As to 5.1 audio, to my understanding they all do, with certain limitations. The Ultra LT (4662 or 4801) is a Walmart-specific version, and to my knowledge the main differences from the "regular" Ultra was the removal of the USB port, and the 4801 also lost the DS card slot (which has been removed from all the latest models), support for AC4 audio and the Dolby Digital encoder. But either version of the Ultra LT should be able to stream 5.1 audio from any service that offers it. Just remember that some providers don't stream 5.1 audio by default, and you have to manually change the audio track. I know Paramount+ was like that before, but I no longer subscribe so can't say if that's changed.
Since I don't have either of the Ultra LT models, I can't speak for certain if the menu options for audio differ from my 4800. But I have a 4640, 4670 and 4800 and all are capable of 5.1 audio output. I only have two of them connected to an AVR, so getting more than two channels is a moot point for the rest of my Roku players.
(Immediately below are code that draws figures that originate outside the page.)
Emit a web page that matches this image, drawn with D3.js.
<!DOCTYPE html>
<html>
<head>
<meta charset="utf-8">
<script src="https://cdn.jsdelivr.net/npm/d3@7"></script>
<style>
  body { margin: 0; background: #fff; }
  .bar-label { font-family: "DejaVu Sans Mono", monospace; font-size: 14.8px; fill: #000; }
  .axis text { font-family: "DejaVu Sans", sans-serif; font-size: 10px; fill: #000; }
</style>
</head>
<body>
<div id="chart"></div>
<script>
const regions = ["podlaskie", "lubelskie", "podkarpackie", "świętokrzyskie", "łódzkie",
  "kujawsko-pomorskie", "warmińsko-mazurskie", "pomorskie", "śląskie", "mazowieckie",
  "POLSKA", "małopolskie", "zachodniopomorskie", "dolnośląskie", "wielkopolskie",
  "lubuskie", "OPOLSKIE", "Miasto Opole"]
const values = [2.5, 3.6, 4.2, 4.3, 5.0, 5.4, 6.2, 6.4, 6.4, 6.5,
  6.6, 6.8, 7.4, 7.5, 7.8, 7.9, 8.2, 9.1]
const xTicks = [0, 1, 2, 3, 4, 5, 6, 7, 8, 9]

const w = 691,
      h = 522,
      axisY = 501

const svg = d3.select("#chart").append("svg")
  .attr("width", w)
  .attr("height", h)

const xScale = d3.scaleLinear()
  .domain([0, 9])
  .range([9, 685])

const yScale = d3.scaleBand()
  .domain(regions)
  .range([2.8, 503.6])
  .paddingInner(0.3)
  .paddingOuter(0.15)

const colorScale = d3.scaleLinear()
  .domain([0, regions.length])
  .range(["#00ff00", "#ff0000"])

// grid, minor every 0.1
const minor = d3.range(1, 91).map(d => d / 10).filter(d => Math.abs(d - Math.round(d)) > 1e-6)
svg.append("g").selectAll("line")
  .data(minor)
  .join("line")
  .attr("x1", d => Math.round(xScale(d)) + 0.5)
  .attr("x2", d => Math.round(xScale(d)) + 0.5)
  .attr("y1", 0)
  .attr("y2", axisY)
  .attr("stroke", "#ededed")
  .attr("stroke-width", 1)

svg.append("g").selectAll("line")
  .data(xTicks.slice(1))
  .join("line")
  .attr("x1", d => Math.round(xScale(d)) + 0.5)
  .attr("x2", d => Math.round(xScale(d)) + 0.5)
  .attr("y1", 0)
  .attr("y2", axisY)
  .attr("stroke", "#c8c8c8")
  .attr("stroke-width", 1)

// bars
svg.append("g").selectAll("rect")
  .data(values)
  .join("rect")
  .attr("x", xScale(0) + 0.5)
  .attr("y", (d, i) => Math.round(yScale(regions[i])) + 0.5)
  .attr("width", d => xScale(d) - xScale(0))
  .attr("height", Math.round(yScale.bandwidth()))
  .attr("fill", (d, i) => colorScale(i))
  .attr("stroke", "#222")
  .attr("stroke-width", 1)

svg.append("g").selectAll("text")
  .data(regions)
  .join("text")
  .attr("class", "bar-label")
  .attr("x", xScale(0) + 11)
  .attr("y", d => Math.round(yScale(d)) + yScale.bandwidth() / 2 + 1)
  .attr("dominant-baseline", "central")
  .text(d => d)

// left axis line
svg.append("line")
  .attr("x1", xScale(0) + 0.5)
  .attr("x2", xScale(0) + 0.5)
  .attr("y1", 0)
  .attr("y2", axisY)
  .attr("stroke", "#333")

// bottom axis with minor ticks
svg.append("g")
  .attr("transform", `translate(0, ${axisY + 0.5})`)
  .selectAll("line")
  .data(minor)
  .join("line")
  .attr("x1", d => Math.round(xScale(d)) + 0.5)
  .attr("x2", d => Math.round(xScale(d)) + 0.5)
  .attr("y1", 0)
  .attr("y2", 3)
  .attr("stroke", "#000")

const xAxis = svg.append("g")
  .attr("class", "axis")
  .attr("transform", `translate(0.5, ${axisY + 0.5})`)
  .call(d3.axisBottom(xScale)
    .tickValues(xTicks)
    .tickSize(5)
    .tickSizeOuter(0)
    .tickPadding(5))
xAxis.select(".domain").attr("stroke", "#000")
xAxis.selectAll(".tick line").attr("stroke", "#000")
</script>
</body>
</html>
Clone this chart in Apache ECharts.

The certain limitations I mentioned deal with media played from a USB drive or streamed from a DLNA server on your network. In those cases, the container used for the media is one factor, and the audio codecs the media uses is the other. Dolby Digital (AC-3) 5.1 audio is available from any supported container, as is DD+ (EAC-3). For DTS, it is only supported in the MKV or TS container, and no lossless audio codecs are supported in any container. AAC is converted within the Roku to two channel PCM. A handful of Roku players have DD encoders, and are capable of converting 5.1 AAC to Dolby Digital. I don't believe multi-channel PCM will passthrough the Roku to an AVR.